Do this.
Without including any images, repeat the data exactly.

[Start Data segment]

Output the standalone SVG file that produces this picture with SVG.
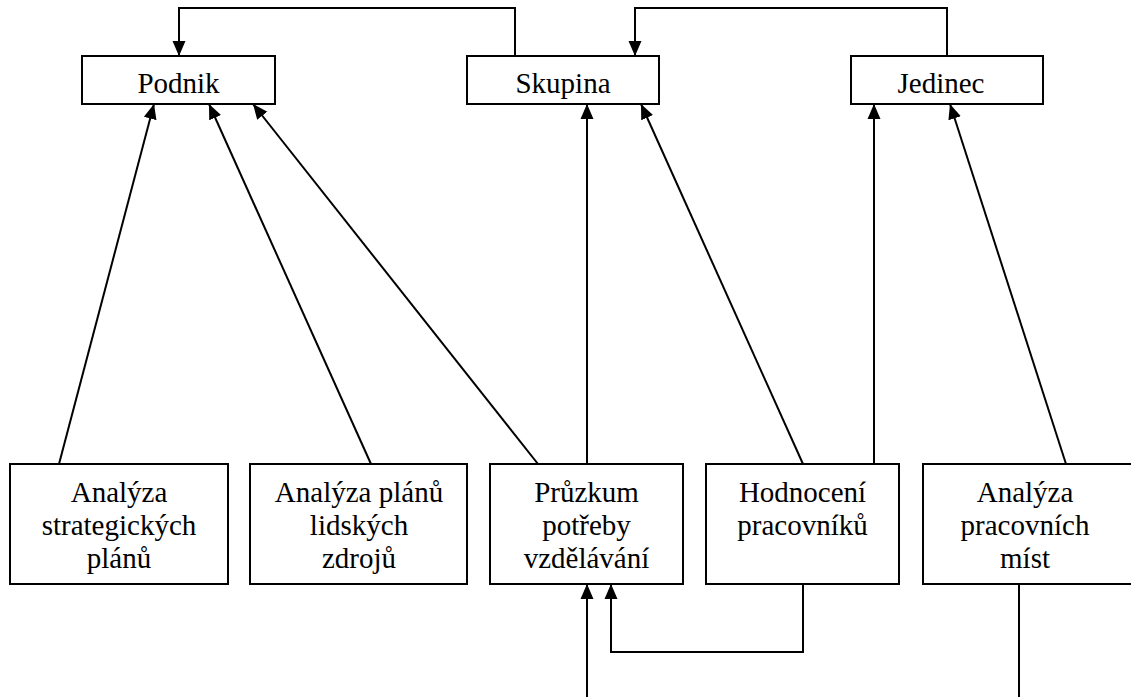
<svg xmlns="http://www.w3.org/2000/svg" width="1131" height="697" viewBox="0 0 1131 697">
  <style>
    .box { fill: #ffffff; stroke: #000000; stroke-width: 2; }
    .lbl { font-family: "Liberation Serif", "DejaVu Serif", serif; font-size: 29px; fill: #000000; text-anchor: middle; }
    .wire { fill: none; stroke: #000000; stroke-width: 2; }
    .arr { marker-end: url(#ah); }
  </style>
  <defs>
    <marker id="ah" markerWidth="15" markerHeight="14" refX="15" refY="7" orient="auto" markerUnits="userSpaceOnUse">
      <path d="M0,0.5 L15,7 L0,13.5 z" fill="#000000"/>
    </marker>
  </defs>
  <rect width="1131" height="697" fill="#ffffff"/>

  <!-- connectors -->
  <g id="connectors">
    <polyline class="wire arr" points="515,56 515,8 179,8 179,56"/>
    <polyline class="wire arr" points="947,56 947,8 635,8 635,56"/>
    <line class="wire arr" x1="59" y1="464" x2="154" y2="104"/>
    <line class="wire arr" x1="371" y1="464" x2="209" y2="104"/>
    <line class="wire arr" x1="538" y1="464" x2="253" y2="104"/>
    <line class="wire arr" x1="587" y1="464" x2="587" y2="104"/>
    <line class="wire arr" x1="803" y1="464" x2="641" y2="104"/>
    <line class="wire arr" x1="874" y1="464" x2="874" y2="104"/>
    <line class="wire arr" x1="1066" y1="464" x2="950" y2="104"/>
    <line class="wire arr" x1="587" y1="700" x2="587" y2="584"/>
    <polyline class="wire arr" points="803,584 803,652 611,652 611,584"/>
    <line class="wire" x1="1019" y1="584" x2="1019" y2="700"/>
  </g>

  <!-- top level -->
  <g id="podnik">
    <rect class="box" x="82" y="56" width="193" height="48"/>
    <text class="lbl" x="178.5" y="93" font-family="Liberation Serif">Podnik</text>
  </g>
  <g id="skupina">
    <rect class="box" x="467" y="56" width="192" height="48"/>
    <text class="lbl" x="563" y="93" font-family="Liberation Serif">Skupina</text>
  </g>
  <g id="jedinec">
    <rect class="box" x="851" y="56" width="192" height="48"/>
    <text class="lbl" x="941" y="93" font-family="Liberation Serif">Jedinec</text>
  </g>

  <!-- analysis sources -->
  <g id="analyza-strategickych">
    <rect class="box" x="10" y="464" width="218" height="120"/>
    <text class="lbl" x="119" y="502">Analýza</text>
    <text class="lbl" x="119" y="535">strategických</text>
    <text class="lbl" x="119" y="568">plánů</text>
  </g>
  <g id="analyza-lidskych-zdroju">
    <rect class="box" x="250" y="464" width="217" height="120"/>
    <text class="lbl" x="359" y="502">Analýza plánů</text>
    <text class="lbl" x="359" y="535">lidských</text>
    <text class="lbl" x="359" y="568">zdrojů</text>
  </g>
  <g id="pruzkum">
    <rect class="box" x="490" y="464" width="193" height="120"/>
    <text class="lbl" x="586.5" y="502">Průzkum</text>
    <text class="lbl" x="586.5" y="535">potřeby</text>
    <text class="lbl" x="586.5" y="568">vzdělávání</text>
  </g>
  <g id="hodnoceni">
    <rect class="box" x="706" y="464" width="193" height="120"/>
    <text class="lbl" x="802.5" y="502">Hodnocení</text>
    <text class="lbl" x="802.5" y="535">pracovníků</text>
  </g>
  <g id="analyza-mist">
    <rect class="box" x="923" y="464" width="220" height="120"/>
    <text class="lbl" x="1025" y="502">Analýza</text>
    <text class="lbl" x="1025" y="535">pracovních</text>
    <text class="lbl" x="1025" y="568">míst</text>
  </g>
</svg>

[End Data segment]

Expected answer.
Output the standalone SVG file that produces this picture with SVG.
<svg xmlns="http://www.w3.org/2000/svg" width="1131" height="697" viewBox="0 0 1131 697">
  <style>
    .box { fill: #ffffff; stroke: #000000; stroke-width: 2; }
    .lbl { font-family: "Liberation Serif", "DejaVu Serif", serif; font-size: 29px; fill: #000000; text-anchor: middle; }
    .wire { fill: none; stroke: #000000; stroke-width: 2; }
    .arr { marker-end: url(#ah); }
  </style>
  <defs>
    <marker id="ah" markerWidth="15" markerHeight="14" refX="15" refY="7" orient="auto" markerUnits="userSpaceOnUse">
      <path d="M0,0.5 L15,7 L0,13.5 z" fill="#000000"/>
    </marker>
  </defs>
  <rect width="1131" height="697" fill="#ffffff"/>

  <!-- connectors -->
  <g id="connectors">
    <polyline class="wire arr" points="515,56 515,8 179,8 179,56"/>
    <polyline class="wire arr" points="947,56 947,8 635,8 635,56"/>
    <line class="wire arr" x1="59" y1="464" x2="154" y2="104"/>
    <line class="wire arr" x1="371" y1="464" x2="209" y2="104"/>
    <line class="wire arr" x1="538" y1="464" x2="253" y2="104"/>
    <line class="wire arr" x1="587" y1="464" x2="587" y2="104"/>
    <line class="wire arr" x1="803" y1="464" x2="641" y2="104"/>
    <line class="wire arr" x1="874" y1="464" x2="874" y2="104"/>
    <line class="wire arr" x1="1066" y1="464" x2="950" y2="104"/>
    <line class="wire arr" x1="587" y1="700" x2="587" y2="584"/>
    <polyline class="wire arr" points="803,584 803,652 611,652 611,584"/>
    <line class="wire" x1="1019" y1="584" x2="1019" y2="700"/>
  </g>

  <!-- top level -->
  <g id="podnik">
    <rect class="box" x="82" y="56" width="193" height="48"/>
    <text class="lbl" x="178.5" y="93" font-family="Liberation Serif">Podnik</text>
  </g>
  <g id="skupina">
    <rect class="box" x="467" y="56" width="192" height="48"/>
    <text class="lbl" x="563" y="93" font-family="Liberation Serif">Skupina</text>
  </g>
  <g id="jedinec">
    <rect class="box" x="851" y="56" width="192" height="48"/>
    <text class="lbl" x="941" y="93" font-family="Liberation Serif">Jedinec</text>
  </g>

  <!-- analysis sources -->
  <g id="analyza-strategickych">
    <rect class="box" x="10" y="464" width="218" height="120"/>
    <text class="lbl" x="119" y="502">Analýza</text>
    <text class="lbl" x="119" y="535">strategických</text>
    <text class="lbl" x="119" y="568">plánů</text>
  </g>
  <g id="analyza-lidskych-zdroju">
    <rect class="box" x="250" y="464" width="217" height="120"/>
    <text class="lbl" x="359" y="502">Analýza plánů</text>
    <text class="lbl" x="359" y="535">lidských</text>
    <text class="lbl" x="359" y="568">zdrojů</text>
  </g>
  <g id="pruzkum">
    <rect class="box" x="490" y="464" width="193" height="120"/>
    <text class="lbl" x="586.5" y="502">Průzkum</text>
    <text class="lbl" x="586.5" y="535">potřeby</text>
    <text class="lbl" x="586.5" y="568">vzdělávání</text>
  </g>
  <g id="hodnoceni">
    <rect class="box" x="706" y="464" width="193" height="120"/>
    <text class="lbl" x="802.5" y="502">Hodnocení</text>
    <text class="lbl" x="802.5" y="535">pracovníků</text>
  </g>
  <g id="analyza-mist">
    <rect class="box" x="923" y="464" width="220" height="120"/>
    <text class="lbl" x="1025" y="502">Analýza</text>
    <text class="lbl" x="1025" y="535">pracovních</text>
    <text class="lbl" x="1025" y="568">míst</text>
  </g>
</svg>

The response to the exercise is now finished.